* START *

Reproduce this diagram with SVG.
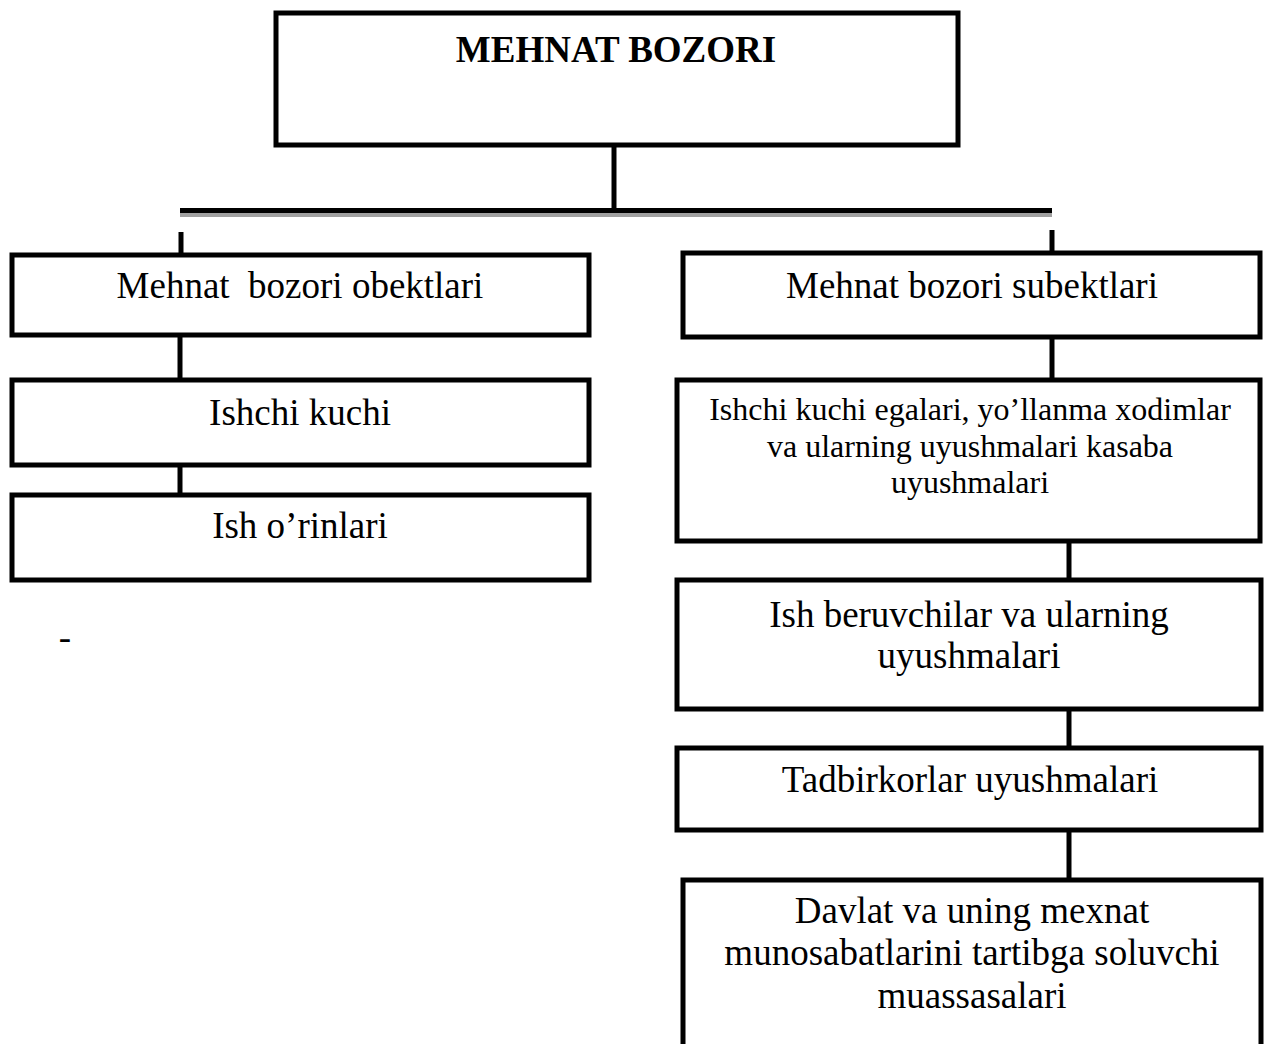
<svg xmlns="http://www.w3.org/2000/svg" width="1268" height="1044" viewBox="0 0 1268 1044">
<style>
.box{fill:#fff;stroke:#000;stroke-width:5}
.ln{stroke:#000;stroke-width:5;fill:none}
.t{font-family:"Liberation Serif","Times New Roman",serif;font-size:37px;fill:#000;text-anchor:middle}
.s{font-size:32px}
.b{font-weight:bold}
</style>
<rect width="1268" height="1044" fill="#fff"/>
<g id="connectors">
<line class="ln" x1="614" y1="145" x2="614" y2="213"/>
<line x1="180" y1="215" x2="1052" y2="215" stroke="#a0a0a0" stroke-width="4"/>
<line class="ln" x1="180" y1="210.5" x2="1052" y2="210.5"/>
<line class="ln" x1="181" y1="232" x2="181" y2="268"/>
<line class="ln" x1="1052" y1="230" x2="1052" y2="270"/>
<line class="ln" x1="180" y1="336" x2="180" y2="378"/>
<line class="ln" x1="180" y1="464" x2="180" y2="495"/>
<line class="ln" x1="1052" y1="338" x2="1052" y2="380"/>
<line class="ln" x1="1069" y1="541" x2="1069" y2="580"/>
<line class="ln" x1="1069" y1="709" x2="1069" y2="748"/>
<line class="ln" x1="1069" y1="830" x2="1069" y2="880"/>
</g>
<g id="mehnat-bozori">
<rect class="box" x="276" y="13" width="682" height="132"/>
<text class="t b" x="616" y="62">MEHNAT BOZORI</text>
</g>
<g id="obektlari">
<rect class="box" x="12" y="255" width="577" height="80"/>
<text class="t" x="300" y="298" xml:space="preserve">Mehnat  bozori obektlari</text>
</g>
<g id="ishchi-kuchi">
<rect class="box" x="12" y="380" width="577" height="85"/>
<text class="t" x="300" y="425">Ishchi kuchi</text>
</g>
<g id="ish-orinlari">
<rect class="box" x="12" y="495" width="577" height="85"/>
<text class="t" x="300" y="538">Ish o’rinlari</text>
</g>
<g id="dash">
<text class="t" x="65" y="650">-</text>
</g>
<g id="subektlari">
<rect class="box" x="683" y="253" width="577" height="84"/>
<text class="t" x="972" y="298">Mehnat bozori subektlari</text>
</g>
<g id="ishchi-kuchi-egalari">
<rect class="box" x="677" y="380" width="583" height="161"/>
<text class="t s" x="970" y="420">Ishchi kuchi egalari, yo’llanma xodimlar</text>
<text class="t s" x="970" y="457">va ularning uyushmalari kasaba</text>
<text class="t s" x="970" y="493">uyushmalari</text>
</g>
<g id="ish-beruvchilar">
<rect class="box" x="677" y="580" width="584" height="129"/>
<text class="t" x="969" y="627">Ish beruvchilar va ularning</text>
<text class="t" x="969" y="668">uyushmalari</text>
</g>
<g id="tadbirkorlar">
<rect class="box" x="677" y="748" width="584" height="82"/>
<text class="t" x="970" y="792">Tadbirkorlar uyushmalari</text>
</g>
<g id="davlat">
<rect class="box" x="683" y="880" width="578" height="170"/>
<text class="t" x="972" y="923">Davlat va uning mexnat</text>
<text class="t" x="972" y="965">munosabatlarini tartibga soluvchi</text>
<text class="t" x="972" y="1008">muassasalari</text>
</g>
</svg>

* END *

Without the pictures, output the full listing exactly as it stands.

*Solution:*
Reproduce this diagram with SVG.
<svg xmlns="http://www.w3.org/2000/svg" width="1268" height="1044" viewBox="0 0 1268 1044">
<style>
.box{fill:#fff;stroke:#000;stroke-width:5}
.ln{stroke:#000;stroke-width:5;fill:none}
.t{font-family:"Liberation Serif","Times New Roman",serif;font-size:37px;fill:#000;text-anchor:middle}
.s{font-size:32px}
.b{font-weight:bold}
</style>
<rect width="1268" height="1044" fill="#fff"/>
<g id="connectors">
<line class="ln" x1="614" y1="145" x2="614" y2="213"/>
<line x1="180" y1="215" x2="1052" y2="215" stroke="#a0a0a0" stroke-width="4"/>
<line class="ln" x1="180" y1="210.5" x2="1052" y2="210.5"/>
<line class="ln" x1="181" y1="232" x2="181" y2="268"/>
<line class="ln" x1="1052" y1="230" x2="1052" y2="270"/>
<line class="ln" x1="180" y1="336" x2="180" y2="378"/>
<line class="ln" x1="180" y1="464" x2="180" y2="495"/>
<line class="ln" x1="1052" y1="338" x2="1052" y2="380"/>
<line class="ln" x1="1069" y1="541" x2="1069" y2="580"/>
<line class="ln" x1="1069" y1="709" x2="1069" y2="748"/>
<line class="ln" x1="1069" y1="830" x2="1069" y2="880"/>
</g>
<g id="mehnat-bozori">
<rect class="box" x="276" y="13" width="682" height="132"/>
<text class="t b" x="616" y="62">MEHNAT BOZORI</text>
</g>
<g id="obektlari">
<rect class="box" x="12" y="255" width="577" height="80"/>
<text class="t" x="300" y="298" xml:space="preserve">Mehnat  bozori obektlari</text>
</g>
<g id="ishchi-kuchi">
<rect class="box" x="12" y="380" width="577" height="85"/>
<text class="t" x="300" y="425">Ishchi kuchi</text>
</g>
<g id="ish-orinlari">
<rect class="box" x="12" y="495" width="577" height="85"/>
<text class="t" x="300" y="538">Ish o’rinlari</text>
</g>
<g id="dash">
<text class="t" x="65" y="650">-</text>
</g>
<g id="subektlari">
<rect class="box" x="683" y="253" width="577" height="84"/>
<text class="t" x="972" y="298">Mehnat bozori subektlari</text>
</g>
<g id="ishchi-kuchi-egalari">
<rect class="box" x="677" y="380" width="583" height="161"/>
<text class="t s" x="970" y="420">Ishchi kuchi egalari, yo’llanma xodimlar</text>
<text class="t s" x="970" y="457">va ularning uyushmalari kasaba</text>
<text class="t s" x="970" y="493">uyushmalari</text>
</g>
<g id="ish-beruvchilar">
<rect class="box" x="677" y="580" width="584" height="129"/>
<text class="t" x="969" y="627">Ish beruvchilar va ularning</text>
<text class="t" x="969" y="668">uyushmalari</text>
</g>
<g id="tadbirkorlar">
<rect class="box" x="677" y="748" width="584" height="82"/>
<text class="t" x="970" y="792">Tadbirkorlar uyushmalari</text>
</g>
<g id="davlat">
<rect class="box" x="683" y="880" width="578" height="170"/>
<text class="t" x="972" y="923">Davlat va uning mexnat</text>
<text class="t" x="972" y="965">munosabatlarini tartibga soluvchi</text>
<text class="t" x="972" y="1008">muassasalari</text>
</g>
</svg>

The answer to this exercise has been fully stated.